This is a strange thing for me to just be figuring out... but it is. I came home from UMA more myself than I had been in a long time. And then I've slowly felt myself pulling away from that. Because when I am myself... I don't fit in. At least not the way that I think I should. Which doesn't make sense... and is very confusing. I find that I slip into my designated role as a wife, and become who my husband thinks I should be (he's not a bad person, this is my misconceptions) or become who my parents "think" I should be. Or whatever I need to be at my job... and put on this crazy and ridiculous front that is overwhelming and tiring to continue. But I don't know how to stop. I didn't even conciously notice myself doing it this time, but then all of a sudden last night God shook me and I realized I had done it again. I don't know how to stop doing this. And I don't know how to be who God would have me be when I am not where I think God would have me. I'm where I think I should be, and where is most comfortable for Cam & I. So many questions... and no answers just yet...

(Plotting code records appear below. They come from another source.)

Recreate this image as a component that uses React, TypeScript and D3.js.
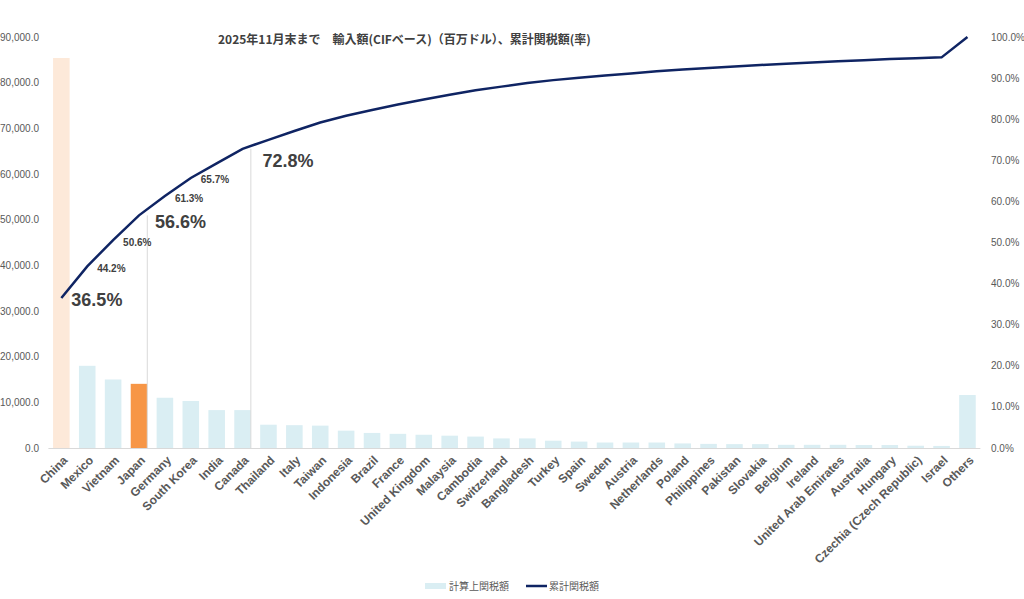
import * as d3 from "d3";
import { useEffect, useRef } from "react";

const width = 1024,
  height = 599,
  marginLeft = 48.4,
  marginRight = 43.6,
  marginTop = 37,
  axisY = 448;

const countries = [
  "China", "Mexico", "Vietnam", "Japan", "Germany", "South Korea", "India", "Canada",
  "Thailand", "Italy", "Taiwan", "Indonesia", "Brazil", "France", "United Kingdom",
  "Malaysia", "Cambodia", "Switzerland", "Bangladesh", "Turkey", "Spain", "Sweden",
  "Austria", "Netherlands", "Poland", "Philippines", "Pakistan", "Slovakia", "Belgium",
  "Ireland", "United Arab Emirates", "Australia", "Hungary", "Czechia (Czech Republic)",
  "Israel", "Others",
];

// 計算上関税額 (百万ドル)
const duties = [
  85400, 18000, 15000, 14050, 11000, 10300, 8300, 8300,
  5100, 5000, 4900, 3800, 3300, 3100, 2900,
  2700, 2500, 2100, 2100, 1600, 1400, 1200,
  1200, 1200, 1000, 900, 850, 850, 700,
  700, 700, 650, 650, 500,
  450, 11600,
];

const leftTicks = [0, 10000, 20000, 30000, 40000, 50000, 60000, 70000, 80000, 90000];
const rightTicks = [0, 0.1, 0.2, 0.3, 0.4, 0.5, 0.6, 0.7, 0.8, 0.9, 1.0];

// which points get a label, and how it is styled
const labelled = [0, 1, 2, 3, 4, 5, 7];
const bigLabels = [0, 3, 7];
const guideLines = [3, 7];

const title = "2025年11月末まで\u3000輸入額(CIFベース)（百万ドル）、累計関税額(率)";
const legendBar = "計算上関税額";
const legendLine = "累計関税額";

export default function App() {
  const ref = useRef<SVGSVGElement | null>(null);

  useEffect(() => {
    if (!ref.current) return;
    const svg = d3.select(ref.current);
    svg.selectAll("*").remove();

    const total = d3.sum(duties);
    const cum = d3.cumsum(duties).map((v) => v / total);

    const x = d3
      .scaleBand<string>()
      .domain(countries)
      .range([marginLeft, width - marginRight])
      .paddingInner(0.36)
      .paddingOuter(0.18);
    const cx = (c: string) => (x(c) ?? 0) + x.bandwidth() / 2;

    const y = d3.scaleLinear([0, 90000], [axisY, marginTop]);
    const y2 = d3.scaleLinear([0, 1], [axisY, marginTop]);

    const font = "'Liberation Sans', Arial, sans-serif";
    const grey = "#595959";

    // left axis
    svg
      .append("g")
      .selectAll("text")
      .data(leftTicks)
      .join("text")
      .attr("x", 39)
      .attr("y", (d) => y(d))
      .attr("dy", "0.35em")
      .attr("text-anchor", "end")
      .attr("font-family", font)
      .attr("font-size", 10)
      .attr("fill", grey)
      .text((d) => d3.format(",.1f")(d));

    // right axis
    svg
      .append("g")
      .selectAll("text")
      .data(rightTicks)
      .join("text")
      .attr("x", 991)
      .attr("y", (d) => y2(d))
      .attr("dy", "0.35em")
      .attr("font-family", font)
      .attr("font-size", 10)
      .attr("fill", grey)
      .text((d) => d3.format(".1%")(d));

    // bars
    svg
      .append("g")
      .selectAll("rect")
      .data(duties)
      .join("rect")
      .attr("x", (_, i) => x(countries[i]) ?? 0)
      .attr("width", x.bandwidth())
      .attr("y", (d) => y(d))
      .attr("height", (d) => axisY - y(d))
      .attr("fill", (_, i) => (i === 0 ? "#FDE9D9" : i === 3 ? "#F79646" : "#DAEEF3"));

    // baseline
    svg
      .append("line")
      .attr("x1", marginLeft)
      .attr("x2", width - marginRight)
      .attr("y1", axisY + 0.5)
      .attr("y2", axisY + 0.5)
      .attr("stroke", "#d9d9d9");

    // guide lines under selected points
    svg
      .append("g")
      .selectAll("line")
      .data(guideLines)
      .join("line")
      .attr("x1", (i) => (x(countries[i]) ?? 0) + x.bandwidth())
      .attr("x2", (i) => (x(countries[i]) ?? 0) + x.bandwidth())
      .attr("y1", (i) => y2(cum[i]))
      .attr("y2", axisY)
      .attr("stroke", "#d9d9d9")
      .attr("stroke-width", 1);

    // cumulative line
    const line = d3
      .line<number>()
      .x((_, i) => cx(countries[i]))
      .y((d) => y2(d));
    svg
      .append("path")
      .attr("fill", "none")
      .attr("stroke", "#0F2463")
      .attr("stroke-width", 2.5)
      .attr("d", line(cum));

    // data labels
    svg
      .append("g")
      .selectAll("text")
      .data(labelled)
      .join("text")
      .attr("x", (i) => cx(countries[i]) + (i === 3 ? 16 : i === 7 ? 20 : 10))
      .attr("y", (i) => y2(cum[i]) + (i === 3 ? 6 : i === 7 ? 12 : 2))
      .attr("dy", "0.35em")
      .attr("font-family", font)
      .attr("font-weight", "bold")
      .attr("font-size", (i) => (bigLabels.includes(i) ? 18 : 10))
      .attr("fill", "#404040")
      .text((i) => d3.format(".1%")(cum[i]));

    // x labels
    svg
      .append("g")
      .selectAll("text")
      .data(countries)
      .join("text")
      .attr("transform", (d) => `translate(${cx(d) + 4},${axisY + 10}) rotate(-45)`)
      .attr("dy", "0.35em")
      .attr("text-anchor", "end")
      .attr("font-family", font)
      .attr("font-weight", "bold")
      .attr("font-size", 12)
      .attr("fill", grey)
      .text((d) => d);

    // title
    svg
      .append("text")
      .attr("x", 218)
      .attr("y", 40)
      .attr("dy", "0.35em")
      .attr("font-family", "'Noto Sans CJK JP', sans-serif")
      .attr("font-weight", "bold")
      .attr("font-size", 12)
      .attr("fill", "#404040")
      .text(title);

    // legend
    const lg = svg.append("g").attr("font-family", "'Noto Sans CJK JP', sans-serif").attr("font-size", 10).attr("fill", grey);
    lg.append("rect").attr("x", 425).attr("y", 583).attr("width", 21).attr("height", 6).attr("fill", "#DAEEF3");
    lg.append("text").attr("x", 449).attr("y", 586).attr("dy", "0.35em").text(legendBar);
    lg.append("line").attr("x1", 526).attr("x2", 547).attr("y1", 586).attr("y2", 586).attr("stroke", "#0F2463").attr("stroke-width", 2.5);
    lg.append("text").attr("x", 549).attr("y", 586).attr("dy", "0.35em").text(legendLine);
  }, []);

  return (
    <svg
      ref={ref}
      width={width}
      height={height}
      viewBox={`0 0 ${width} ${height}`}
      style={{ position: "absolute", left: 0, top: 0, background: "#fff" }}
    />
  );
}
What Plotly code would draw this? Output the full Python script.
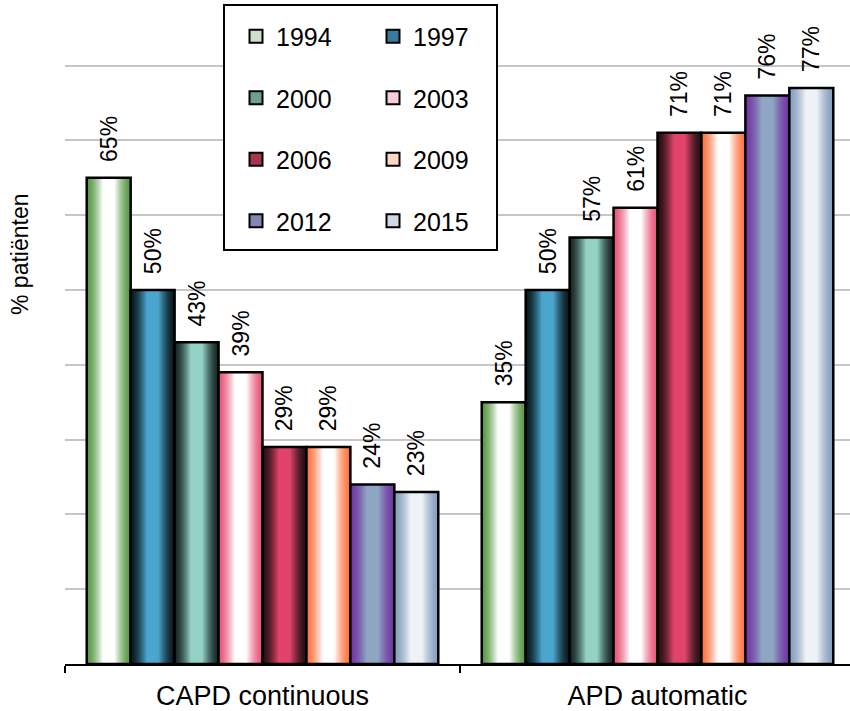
import plotly.graph_objects as go

# ---- data ----
categories = ["CAPD continuous", "APD automatic"]
years = ["1994", "1997", "2000", "2003", "2006", "2009", "2012", "2015"]
capd_values = [65, 50, 43, 39, 29, 29, 24, 23]
apd_values = [35, 50, 57, 61, 71, 71, 76, 77]
y_title = "% patiënten"

# ---- style ----
edge_colors = ["#5a9a47", "#0c1a20", "#182826", "#e8587a", "#261014", "#ff7440", "#7438a6", "#86a0be"]
center_colors = ["#ffffff", "#4aa6cf", "#93d2c5", "#ffffff", "#e0446a", "#ffffff", "#8ea6c2", "#eef2f6"]


def hex2rgb(h):
    h = h.lstrip("#")
    return tuple(int(h[i:i + 2], 16) for i in (0, 2, 4))


def lerp(c1, c2, f):
    a, b = hex2rgb(c1), hex2rgb(c2)
    return "rgb(%d,%d,%d)" % tuple(round(a[j] + (b[j] - a[j]) * f) for j in range(3))


group_w = 0.89
bw = group_w / len(years)
start = -group_w / 2
K = 22
RAMP = 0.36

fig = go.Figure()

for i, yr in enumerate(years):
    vals = [capd_values[i], apd_values[i]]
    base_off = start + i * bw
    for k in range(K):
        d = k / (2 * K)
        f = min(1.0, d / RAMP) ** 1.5
        inset = bw * d
        fig.add_trace(go.Bar(
            x=categories, y=vals,
            width=bw - 2 * inset, offset=base_off + inset,
            marker=dict(color=lerp(edge_colors[i], center_colors[i], f), line=dict(width=0)),
            showlegend=False, hoverinfo="skip",
        ))
        if f >= 1.0:
            break
    # outline + labels
    fig.add_trace(go.Bar(
        x=categories, y=vals, width=bw, offset=base_off,
        marker=dict(color="rgba(0,0,0,0)", line=dict(color="black", width=2.5)),
        text=["\u00a0\u00a0%d%%" % v for v in vals],
        textposition="outside", textangle=-90, constraintext="none",
        textfont=dict(size=23, color="black", family="Liberation Sans, Arial"),
        cliponaxis=False, showlegend=False, name=yr, hoverinfo="skip",
    ))

# legend entries (two columns -> two legends)
for i, yr in enumerate(years):
    fig.add_trace(go.Scatter(
        x=[None], y=[None], mode="markers", name=yr,
        marker=dict(symbol="square", size=13, color=lerp(edge_colors[i], center_colors[i], 0.7),
                    line=dict(color="black", width=2)),
        legend="legend" if i % 2 == 0 else "legend2",
        legendgroup=yr, showlegend=True,
    ))

L, R, T, B = 65, 0, 64, 47
W, H = 855, 711
pw, ph = W - L - R, H - T - B
YMAX = 80.2


def px(xp):
    return (xp - L) / pw


def py(yp):
    return (H - B - yp) / ph


legend_common = dict(
    font=dict(size=25, color="black", family="Liberation Sans, Arial"),
    bgcolor="rgba(0,0,0,0)", borderwidth=0, traceorder="grouped",
    tracegroupgap=26, xanchor="left", yanchor="top", orientation="v",
)

fig.update_layout(
    width=W, height=H,
    margin=dict(l=L, r=R, t=T, b=B, autoexpand=False),
    paper_bgcolor="white", plot_bgcolor="white",
    barmode="overlay",
    font=dict(family="Liberation Sans, Arial", color="black"),
    legend=dict(x=px(236), y=py(13.5), **legend_common),
    legend2=dict(x=px(373), y=py(13.5), **legend_common),
    xaxis=dict(
        type="category", showline=True, linecolor="black", linewidth=2,
        ticks="outside", tickson="boundaries", ticklen=7, tickwidth=2, tickcolor="black",
        ticklabelstandoff=7,
        tickfont=dict(size=27, color="black"), showgrid=False,
    ),
    yaxis=dict(
        range=[0, YMAX], dtick=10, tick0=0, showticklabels=False, showline=False, zeroline=False,
        showgrid=True, gridcolor="#c6c6c6", gridwidth=2, ticks="",
    ),
    shapes=[dict(
        type="rect", xref="paper", yref="paper",
        x0=px(224), x1=px(497), y0=py(250), y1=py(5),
        line=dict(color="black", width=2), fillcolor="white", layer="above",
    )],
    annotations=[dict(
        text=y_title, xref="paper", yref="paper", x=px(20), y=py(255),
        xanchor="center", yanchor="middle", textangle=-90, showarrow=False,
        font=dict(size=23, color="black"),
    )],
)

fig.write_html(
    "out.html", config={"displayModeBar": False},
    post_script=("document.body.style.margin='0';"
                 "document.body.style.overflow='hidden';"
                 "document.documentElement.style.overflow='hidden';"),
)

So if you think of it... pray for me. I'm on a steep learning curve, and I need to finally get to the place where I am who I need to be. Where I am me... no matter the situation.
Em.
Hey Em! I've been reading your blog regularly and you've been on my heart. I think God wants you to know that you are where you are because HE wants you there. Even though that's not Africa right now or even urban missions right now, He has CALLED you to be a wife and a daughter and a receptionist etc. I just want to encourage you to embrace those roles rather than waiting for something to happen. Your passion for Jesus is so encouraging and I love your honesty so much. Praying for you heaps girl!